▶ OBJECTIVE
In the listing below, find every line containing "this" and copy it out.

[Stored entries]
##############################
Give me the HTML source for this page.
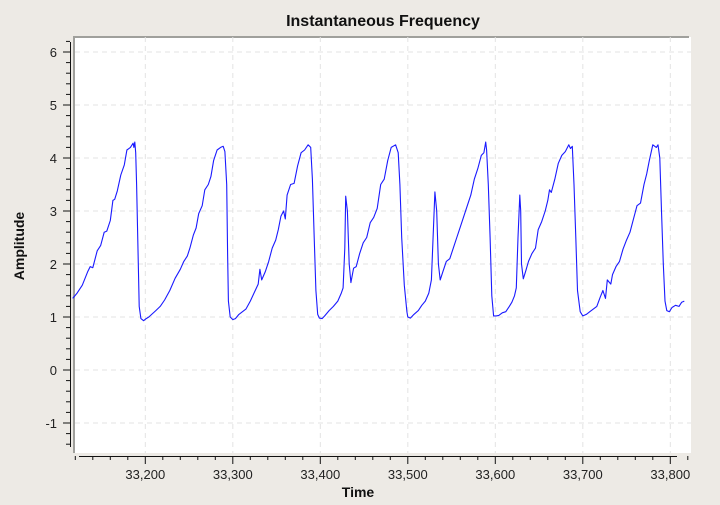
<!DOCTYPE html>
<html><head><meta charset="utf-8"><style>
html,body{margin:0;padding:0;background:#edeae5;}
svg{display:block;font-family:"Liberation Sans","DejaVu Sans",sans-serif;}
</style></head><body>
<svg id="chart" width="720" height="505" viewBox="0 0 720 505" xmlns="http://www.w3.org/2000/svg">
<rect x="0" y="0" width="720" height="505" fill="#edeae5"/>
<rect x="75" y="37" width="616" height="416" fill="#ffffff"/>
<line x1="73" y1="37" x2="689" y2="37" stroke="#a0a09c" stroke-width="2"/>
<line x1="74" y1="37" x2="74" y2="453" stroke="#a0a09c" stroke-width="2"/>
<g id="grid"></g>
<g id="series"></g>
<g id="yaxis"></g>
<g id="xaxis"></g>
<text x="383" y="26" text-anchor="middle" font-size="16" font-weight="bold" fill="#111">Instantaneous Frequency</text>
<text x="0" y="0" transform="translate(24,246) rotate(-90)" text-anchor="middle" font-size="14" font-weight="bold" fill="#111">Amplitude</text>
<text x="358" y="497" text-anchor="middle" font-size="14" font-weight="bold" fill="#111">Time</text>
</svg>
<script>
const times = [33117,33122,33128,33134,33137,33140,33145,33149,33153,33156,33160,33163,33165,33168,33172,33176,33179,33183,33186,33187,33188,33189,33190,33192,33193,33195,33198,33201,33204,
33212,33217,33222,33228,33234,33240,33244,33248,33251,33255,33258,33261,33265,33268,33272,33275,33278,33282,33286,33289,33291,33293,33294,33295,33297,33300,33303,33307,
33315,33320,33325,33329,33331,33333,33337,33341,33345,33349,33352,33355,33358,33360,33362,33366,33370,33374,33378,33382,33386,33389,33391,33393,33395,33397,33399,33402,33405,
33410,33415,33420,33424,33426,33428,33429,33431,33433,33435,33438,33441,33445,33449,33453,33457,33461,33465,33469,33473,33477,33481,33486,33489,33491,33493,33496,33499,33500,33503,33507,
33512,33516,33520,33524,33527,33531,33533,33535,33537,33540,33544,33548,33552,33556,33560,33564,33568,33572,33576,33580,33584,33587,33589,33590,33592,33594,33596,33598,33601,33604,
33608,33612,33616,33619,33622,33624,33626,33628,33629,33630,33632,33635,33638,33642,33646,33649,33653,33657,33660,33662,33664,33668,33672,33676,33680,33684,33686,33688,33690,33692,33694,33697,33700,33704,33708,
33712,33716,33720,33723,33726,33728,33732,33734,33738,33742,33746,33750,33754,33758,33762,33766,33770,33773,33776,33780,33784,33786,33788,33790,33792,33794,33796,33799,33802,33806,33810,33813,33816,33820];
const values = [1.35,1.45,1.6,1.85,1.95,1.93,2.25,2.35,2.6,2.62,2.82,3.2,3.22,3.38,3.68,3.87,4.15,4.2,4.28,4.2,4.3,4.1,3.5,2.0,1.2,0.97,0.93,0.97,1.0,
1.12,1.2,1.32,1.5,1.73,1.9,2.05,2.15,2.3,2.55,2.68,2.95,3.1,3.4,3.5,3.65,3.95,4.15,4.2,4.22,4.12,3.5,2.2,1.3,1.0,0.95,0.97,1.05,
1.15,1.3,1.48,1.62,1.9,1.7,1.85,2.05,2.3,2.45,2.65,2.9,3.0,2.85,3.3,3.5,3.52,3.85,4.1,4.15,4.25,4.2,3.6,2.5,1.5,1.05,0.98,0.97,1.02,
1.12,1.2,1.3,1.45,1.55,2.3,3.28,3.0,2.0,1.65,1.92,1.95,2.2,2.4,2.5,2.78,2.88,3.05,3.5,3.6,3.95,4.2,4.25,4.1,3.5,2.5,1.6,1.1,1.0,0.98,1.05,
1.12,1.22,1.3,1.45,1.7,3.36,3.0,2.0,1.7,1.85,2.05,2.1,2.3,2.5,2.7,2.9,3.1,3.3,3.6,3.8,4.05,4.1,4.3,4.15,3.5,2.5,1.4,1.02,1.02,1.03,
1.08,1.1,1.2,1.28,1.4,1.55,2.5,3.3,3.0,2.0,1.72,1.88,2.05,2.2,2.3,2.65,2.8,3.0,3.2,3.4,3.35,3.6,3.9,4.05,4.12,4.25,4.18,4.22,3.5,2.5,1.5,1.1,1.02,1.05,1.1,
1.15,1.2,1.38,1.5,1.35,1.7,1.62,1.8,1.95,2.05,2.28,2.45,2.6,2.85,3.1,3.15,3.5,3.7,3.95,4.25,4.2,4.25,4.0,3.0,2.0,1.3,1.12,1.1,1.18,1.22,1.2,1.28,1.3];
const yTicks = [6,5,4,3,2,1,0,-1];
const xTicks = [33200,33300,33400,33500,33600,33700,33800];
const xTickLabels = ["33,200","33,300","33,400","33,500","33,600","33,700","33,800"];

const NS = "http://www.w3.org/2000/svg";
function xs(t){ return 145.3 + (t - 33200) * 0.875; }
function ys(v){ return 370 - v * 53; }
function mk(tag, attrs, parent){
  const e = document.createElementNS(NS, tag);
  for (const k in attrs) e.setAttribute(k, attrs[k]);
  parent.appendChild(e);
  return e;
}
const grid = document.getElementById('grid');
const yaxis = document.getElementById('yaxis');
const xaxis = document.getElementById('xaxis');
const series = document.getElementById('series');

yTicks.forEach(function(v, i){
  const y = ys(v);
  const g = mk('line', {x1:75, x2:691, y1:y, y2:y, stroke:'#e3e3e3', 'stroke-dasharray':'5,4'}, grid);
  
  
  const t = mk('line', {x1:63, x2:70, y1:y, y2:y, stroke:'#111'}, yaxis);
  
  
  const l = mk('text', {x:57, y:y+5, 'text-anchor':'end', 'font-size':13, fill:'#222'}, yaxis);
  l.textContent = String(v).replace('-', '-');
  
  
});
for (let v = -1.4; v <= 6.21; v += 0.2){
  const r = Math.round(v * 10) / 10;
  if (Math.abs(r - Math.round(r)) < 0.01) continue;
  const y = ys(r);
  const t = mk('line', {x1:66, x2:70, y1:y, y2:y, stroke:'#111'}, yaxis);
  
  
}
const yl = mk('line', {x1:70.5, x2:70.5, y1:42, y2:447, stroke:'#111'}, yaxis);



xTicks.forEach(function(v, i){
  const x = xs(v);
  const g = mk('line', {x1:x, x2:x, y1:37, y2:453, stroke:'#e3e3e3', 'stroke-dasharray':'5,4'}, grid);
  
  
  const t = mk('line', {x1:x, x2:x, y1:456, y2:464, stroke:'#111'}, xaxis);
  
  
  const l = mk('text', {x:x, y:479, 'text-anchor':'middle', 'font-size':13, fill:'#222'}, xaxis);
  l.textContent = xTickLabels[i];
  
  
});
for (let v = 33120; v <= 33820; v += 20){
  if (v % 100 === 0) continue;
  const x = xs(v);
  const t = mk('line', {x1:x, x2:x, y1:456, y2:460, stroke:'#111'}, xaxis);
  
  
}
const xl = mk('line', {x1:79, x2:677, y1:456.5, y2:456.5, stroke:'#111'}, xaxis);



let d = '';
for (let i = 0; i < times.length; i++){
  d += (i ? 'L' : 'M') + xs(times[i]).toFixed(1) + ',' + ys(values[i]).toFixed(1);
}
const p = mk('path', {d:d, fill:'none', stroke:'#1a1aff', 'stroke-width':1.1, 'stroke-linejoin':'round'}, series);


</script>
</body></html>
##############################
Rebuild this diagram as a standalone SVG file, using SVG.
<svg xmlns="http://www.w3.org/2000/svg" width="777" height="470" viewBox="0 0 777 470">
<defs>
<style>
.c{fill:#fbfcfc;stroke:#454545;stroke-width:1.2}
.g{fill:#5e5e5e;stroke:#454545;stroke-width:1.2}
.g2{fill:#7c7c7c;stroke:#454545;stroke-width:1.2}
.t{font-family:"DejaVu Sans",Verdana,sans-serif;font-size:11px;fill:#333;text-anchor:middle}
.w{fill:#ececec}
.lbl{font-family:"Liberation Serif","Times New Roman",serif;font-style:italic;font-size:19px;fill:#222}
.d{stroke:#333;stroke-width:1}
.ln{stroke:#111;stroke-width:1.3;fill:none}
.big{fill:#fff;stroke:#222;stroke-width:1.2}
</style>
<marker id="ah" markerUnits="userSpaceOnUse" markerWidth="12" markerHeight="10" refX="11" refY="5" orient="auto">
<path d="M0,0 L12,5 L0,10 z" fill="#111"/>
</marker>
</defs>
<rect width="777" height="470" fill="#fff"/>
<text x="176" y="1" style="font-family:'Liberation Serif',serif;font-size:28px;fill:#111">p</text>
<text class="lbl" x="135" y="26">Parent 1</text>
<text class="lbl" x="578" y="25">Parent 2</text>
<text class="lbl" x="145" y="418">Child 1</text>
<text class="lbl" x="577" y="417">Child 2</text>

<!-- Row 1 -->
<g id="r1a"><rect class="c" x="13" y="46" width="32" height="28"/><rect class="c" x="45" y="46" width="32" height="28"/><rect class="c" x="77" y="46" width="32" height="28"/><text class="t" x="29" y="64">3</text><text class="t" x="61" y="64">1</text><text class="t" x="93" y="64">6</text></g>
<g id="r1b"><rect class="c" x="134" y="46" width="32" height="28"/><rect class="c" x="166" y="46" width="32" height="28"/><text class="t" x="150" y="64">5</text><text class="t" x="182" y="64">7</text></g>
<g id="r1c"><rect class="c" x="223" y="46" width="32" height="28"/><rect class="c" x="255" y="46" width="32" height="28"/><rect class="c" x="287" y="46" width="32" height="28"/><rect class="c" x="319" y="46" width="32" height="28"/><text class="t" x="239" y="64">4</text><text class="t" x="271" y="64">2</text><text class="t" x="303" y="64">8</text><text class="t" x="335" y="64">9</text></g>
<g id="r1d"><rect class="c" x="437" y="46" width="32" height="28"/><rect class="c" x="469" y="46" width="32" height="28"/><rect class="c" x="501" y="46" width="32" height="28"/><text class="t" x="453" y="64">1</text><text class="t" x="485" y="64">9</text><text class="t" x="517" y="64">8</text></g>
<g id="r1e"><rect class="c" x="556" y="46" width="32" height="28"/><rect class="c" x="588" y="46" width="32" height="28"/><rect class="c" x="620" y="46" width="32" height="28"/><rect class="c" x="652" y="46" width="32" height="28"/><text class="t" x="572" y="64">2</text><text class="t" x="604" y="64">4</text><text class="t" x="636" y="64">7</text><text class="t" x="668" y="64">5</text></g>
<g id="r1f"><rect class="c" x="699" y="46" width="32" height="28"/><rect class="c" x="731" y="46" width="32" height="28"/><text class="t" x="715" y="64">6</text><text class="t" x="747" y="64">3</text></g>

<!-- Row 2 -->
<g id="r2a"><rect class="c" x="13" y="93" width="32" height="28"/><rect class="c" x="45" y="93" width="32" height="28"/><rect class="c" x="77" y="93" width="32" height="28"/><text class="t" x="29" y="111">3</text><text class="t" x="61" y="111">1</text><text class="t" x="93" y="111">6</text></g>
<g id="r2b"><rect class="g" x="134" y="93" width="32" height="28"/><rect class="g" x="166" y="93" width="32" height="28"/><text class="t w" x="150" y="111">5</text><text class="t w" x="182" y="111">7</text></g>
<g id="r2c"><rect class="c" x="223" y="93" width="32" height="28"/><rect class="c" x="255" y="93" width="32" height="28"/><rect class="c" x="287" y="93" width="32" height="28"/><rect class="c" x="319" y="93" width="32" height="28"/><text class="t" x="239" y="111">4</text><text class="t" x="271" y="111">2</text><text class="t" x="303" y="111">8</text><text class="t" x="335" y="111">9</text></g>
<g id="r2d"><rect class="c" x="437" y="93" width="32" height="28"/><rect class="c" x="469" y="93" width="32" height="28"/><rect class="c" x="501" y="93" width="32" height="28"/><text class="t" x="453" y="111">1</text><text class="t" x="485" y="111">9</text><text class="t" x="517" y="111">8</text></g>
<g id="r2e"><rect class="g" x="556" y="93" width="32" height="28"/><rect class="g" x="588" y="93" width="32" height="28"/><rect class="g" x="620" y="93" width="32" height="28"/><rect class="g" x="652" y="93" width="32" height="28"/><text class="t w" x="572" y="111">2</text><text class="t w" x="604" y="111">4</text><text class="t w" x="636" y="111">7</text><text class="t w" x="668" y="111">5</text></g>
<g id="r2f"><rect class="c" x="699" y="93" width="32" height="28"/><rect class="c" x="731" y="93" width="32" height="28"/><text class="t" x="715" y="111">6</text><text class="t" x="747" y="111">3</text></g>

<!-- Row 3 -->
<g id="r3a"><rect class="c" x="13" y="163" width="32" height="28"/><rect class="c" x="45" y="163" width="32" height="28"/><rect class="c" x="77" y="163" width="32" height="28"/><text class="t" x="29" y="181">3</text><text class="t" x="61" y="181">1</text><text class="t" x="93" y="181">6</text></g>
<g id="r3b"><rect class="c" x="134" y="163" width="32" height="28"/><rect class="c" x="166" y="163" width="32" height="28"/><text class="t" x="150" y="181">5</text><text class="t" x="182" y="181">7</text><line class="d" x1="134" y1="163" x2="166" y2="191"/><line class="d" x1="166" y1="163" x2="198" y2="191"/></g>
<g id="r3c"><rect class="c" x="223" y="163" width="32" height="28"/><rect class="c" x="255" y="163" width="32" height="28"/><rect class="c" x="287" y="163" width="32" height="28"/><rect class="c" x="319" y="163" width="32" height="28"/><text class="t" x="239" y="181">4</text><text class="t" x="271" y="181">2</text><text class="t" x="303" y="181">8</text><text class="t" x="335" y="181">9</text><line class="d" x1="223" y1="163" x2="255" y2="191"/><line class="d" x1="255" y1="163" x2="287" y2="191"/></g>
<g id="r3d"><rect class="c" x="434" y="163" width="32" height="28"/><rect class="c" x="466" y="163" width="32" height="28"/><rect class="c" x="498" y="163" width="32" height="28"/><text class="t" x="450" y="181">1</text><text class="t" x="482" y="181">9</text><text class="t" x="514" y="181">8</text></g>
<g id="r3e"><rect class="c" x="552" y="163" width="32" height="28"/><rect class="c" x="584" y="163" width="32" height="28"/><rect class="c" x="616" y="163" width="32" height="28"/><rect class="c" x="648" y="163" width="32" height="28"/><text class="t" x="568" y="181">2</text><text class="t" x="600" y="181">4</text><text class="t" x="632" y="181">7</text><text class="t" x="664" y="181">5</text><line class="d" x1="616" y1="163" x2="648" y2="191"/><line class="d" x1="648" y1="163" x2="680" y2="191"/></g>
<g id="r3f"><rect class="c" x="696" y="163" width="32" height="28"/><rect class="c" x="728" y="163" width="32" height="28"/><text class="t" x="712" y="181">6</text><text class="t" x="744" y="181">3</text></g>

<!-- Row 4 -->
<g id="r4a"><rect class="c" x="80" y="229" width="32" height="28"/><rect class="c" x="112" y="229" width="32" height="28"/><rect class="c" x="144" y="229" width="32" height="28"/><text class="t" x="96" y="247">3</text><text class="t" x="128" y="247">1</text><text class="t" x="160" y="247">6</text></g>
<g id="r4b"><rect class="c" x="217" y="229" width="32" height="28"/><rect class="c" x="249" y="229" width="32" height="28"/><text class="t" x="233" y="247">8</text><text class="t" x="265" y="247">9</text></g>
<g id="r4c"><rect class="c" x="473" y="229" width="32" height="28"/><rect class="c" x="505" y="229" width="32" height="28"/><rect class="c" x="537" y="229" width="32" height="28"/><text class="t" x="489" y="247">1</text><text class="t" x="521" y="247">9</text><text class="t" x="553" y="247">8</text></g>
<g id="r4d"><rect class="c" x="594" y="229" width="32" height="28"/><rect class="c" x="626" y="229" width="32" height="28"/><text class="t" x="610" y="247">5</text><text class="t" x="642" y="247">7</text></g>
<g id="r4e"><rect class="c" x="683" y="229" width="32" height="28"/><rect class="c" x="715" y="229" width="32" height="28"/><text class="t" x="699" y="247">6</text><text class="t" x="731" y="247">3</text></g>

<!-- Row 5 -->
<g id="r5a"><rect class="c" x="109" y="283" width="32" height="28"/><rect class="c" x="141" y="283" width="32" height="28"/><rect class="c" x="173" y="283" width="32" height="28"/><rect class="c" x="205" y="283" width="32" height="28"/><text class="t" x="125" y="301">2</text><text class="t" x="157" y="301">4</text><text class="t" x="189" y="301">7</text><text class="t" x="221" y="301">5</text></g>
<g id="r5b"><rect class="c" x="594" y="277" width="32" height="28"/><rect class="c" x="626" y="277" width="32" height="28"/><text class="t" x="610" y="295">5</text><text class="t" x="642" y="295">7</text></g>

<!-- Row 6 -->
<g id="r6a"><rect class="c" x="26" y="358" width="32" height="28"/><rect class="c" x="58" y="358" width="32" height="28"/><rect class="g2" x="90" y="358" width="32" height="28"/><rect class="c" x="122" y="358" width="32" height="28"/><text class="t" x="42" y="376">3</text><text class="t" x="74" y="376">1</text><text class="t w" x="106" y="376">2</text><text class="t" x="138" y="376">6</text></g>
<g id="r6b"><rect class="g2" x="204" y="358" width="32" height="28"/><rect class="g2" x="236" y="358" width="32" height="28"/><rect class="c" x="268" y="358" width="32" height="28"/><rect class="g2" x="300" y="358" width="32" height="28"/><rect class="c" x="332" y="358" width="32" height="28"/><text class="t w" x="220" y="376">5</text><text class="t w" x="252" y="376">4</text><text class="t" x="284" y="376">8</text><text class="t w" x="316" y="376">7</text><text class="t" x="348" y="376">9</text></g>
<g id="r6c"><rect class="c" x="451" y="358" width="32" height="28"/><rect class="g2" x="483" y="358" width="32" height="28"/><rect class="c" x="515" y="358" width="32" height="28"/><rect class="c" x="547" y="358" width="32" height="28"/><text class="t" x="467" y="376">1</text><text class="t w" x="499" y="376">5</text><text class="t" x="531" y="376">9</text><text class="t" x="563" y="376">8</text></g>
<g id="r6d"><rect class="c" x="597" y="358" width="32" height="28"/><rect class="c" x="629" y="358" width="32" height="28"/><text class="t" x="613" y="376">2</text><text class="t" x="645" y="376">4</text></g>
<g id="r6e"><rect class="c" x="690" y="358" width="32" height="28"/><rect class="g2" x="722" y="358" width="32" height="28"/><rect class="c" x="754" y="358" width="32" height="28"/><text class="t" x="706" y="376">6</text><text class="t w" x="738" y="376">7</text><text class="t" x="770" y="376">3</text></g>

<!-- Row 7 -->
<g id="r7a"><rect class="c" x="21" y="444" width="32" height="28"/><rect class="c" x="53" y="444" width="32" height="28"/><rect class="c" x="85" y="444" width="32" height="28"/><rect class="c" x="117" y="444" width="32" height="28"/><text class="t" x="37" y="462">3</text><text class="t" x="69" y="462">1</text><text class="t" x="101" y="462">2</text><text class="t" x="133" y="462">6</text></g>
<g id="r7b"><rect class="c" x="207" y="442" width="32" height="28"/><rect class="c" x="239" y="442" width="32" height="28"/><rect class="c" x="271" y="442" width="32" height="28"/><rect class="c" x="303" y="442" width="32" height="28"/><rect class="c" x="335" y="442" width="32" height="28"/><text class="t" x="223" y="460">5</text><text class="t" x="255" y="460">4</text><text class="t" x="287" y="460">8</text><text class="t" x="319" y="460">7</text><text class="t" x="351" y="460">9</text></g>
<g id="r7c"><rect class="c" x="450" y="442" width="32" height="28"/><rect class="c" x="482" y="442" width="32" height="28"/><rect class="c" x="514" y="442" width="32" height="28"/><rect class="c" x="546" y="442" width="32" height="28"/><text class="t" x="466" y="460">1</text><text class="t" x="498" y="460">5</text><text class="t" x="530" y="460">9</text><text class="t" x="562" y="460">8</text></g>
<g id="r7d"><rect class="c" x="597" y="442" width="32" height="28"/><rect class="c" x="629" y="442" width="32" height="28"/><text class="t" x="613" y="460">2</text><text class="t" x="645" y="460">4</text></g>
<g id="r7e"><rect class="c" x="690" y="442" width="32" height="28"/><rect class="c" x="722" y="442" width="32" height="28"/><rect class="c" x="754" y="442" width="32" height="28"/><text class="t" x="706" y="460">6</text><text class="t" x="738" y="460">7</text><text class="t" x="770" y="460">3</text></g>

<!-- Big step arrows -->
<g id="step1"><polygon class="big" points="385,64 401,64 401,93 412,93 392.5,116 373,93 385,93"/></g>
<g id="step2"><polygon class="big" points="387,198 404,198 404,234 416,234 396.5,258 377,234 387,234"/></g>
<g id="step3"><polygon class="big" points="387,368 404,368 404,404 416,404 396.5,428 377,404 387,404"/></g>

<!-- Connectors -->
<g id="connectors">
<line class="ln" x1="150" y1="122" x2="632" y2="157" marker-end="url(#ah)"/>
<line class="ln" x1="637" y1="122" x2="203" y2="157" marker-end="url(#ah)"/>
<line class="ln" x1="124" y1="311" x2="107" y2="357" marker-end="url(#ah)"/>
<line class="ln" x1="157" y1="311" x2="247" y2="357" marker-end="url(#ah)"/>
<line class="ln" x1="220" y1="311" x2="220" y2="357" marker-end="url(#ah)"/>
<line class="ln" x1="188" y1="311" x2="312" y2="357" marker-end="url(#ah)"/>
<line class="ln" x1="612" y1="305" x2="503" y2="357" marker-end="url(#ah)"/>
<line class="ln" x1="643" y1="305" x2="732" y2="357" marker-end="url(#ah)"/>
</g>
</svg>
##############################
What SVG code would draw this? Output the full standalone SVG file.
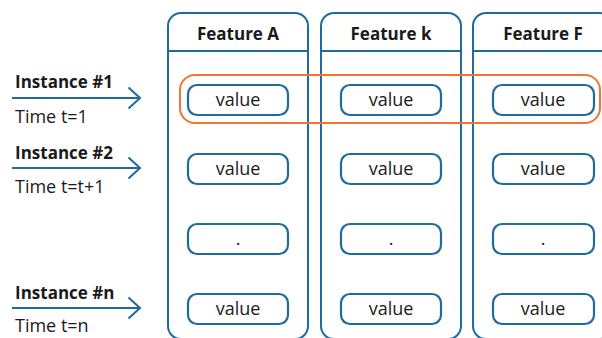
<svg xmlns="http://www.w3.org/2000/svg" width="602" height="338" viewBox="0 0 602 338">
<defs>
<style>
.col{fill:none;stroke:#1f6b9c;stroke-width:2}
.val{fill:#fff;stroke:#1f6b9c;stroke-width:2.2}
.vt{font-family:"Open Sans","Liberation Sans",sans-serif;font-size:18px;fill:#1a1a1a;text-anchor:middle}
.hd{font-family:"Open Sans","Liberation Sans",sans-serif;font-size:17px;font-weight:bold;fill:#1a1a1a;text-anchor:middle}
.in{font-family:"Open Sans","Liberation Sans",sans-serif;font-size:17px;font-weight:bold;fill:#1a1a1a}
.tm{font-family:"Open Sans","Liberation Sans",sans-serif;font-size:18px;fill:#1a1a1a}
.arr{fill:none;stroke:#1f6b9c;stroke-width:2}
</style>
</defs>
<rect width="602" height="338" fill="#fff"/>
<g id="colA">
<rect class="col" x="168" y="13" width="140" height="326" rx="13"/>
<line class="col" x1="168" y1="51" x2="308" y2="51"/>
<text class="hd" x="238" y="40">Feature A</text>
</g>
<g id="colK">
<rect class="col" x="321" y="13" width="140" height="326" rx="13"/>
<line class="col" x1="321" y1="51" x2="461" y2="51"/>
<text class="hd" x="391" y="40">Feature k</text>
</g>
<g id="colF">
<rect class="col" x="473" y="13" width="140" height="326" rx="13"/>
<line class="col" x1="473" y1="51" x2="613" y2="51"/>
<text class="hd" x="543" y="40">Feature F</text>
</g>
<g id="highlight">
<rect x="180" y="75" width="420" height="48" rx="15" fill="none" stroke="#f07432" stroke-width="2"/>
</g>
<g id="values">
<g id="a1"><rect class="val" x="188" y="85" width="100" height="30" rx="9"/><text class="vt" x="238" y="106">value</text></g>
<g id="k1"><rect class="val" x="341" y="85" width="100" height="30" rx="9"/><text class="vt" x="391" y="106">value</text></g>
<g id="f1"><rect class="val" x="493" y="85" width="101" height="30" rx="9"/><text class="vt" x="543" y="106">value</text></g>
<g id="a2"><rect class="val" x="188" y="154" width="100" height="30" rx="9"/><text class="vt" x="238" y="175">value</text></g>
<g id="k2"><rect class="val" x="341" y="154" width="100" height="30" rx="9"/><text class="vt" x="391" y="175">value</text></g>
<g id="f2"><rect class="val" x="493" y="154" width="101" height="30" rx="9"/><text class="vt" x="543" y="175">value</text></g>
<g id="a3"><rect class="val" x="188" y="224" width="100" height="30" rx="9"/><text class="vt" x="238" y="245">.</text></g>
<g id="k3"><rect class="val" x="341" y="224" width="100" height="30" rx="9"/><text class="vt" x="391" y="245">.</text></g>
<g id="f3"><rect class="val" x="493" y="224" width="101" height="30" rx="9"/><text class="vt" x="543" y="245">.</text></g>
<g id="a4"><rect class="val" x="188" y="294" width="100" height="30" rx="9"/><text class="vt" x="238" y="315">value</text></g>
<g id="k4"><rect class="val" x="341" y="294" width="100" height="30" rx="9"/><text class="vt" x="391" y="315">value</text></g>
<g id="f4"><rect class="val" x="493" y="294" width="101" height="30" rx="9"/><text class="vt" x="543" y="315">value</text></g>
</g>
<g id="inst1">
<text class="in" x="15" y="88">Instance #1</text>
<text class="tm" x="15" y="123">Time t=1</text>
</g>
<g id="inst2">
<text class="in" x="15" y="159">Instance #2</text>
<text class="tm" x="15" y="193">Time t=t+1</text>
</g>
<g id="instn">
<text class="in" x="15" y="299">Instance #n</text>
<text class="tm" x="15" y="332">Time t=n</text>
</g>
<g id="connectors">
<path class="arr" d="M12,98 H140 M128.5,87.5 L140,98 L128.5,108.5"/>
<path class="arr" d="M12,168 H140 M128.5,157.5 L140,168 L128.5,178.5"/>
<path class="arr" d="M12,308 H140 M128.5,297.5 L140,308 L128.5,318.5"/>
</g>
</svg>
##############################
▶ PROBLEM SOLUTION
Give me the HTML source for this page.
Rebuild this diagram as a standalone SVG file, using SVG.
What SVG code would draw this? Output the full standalone SVG file.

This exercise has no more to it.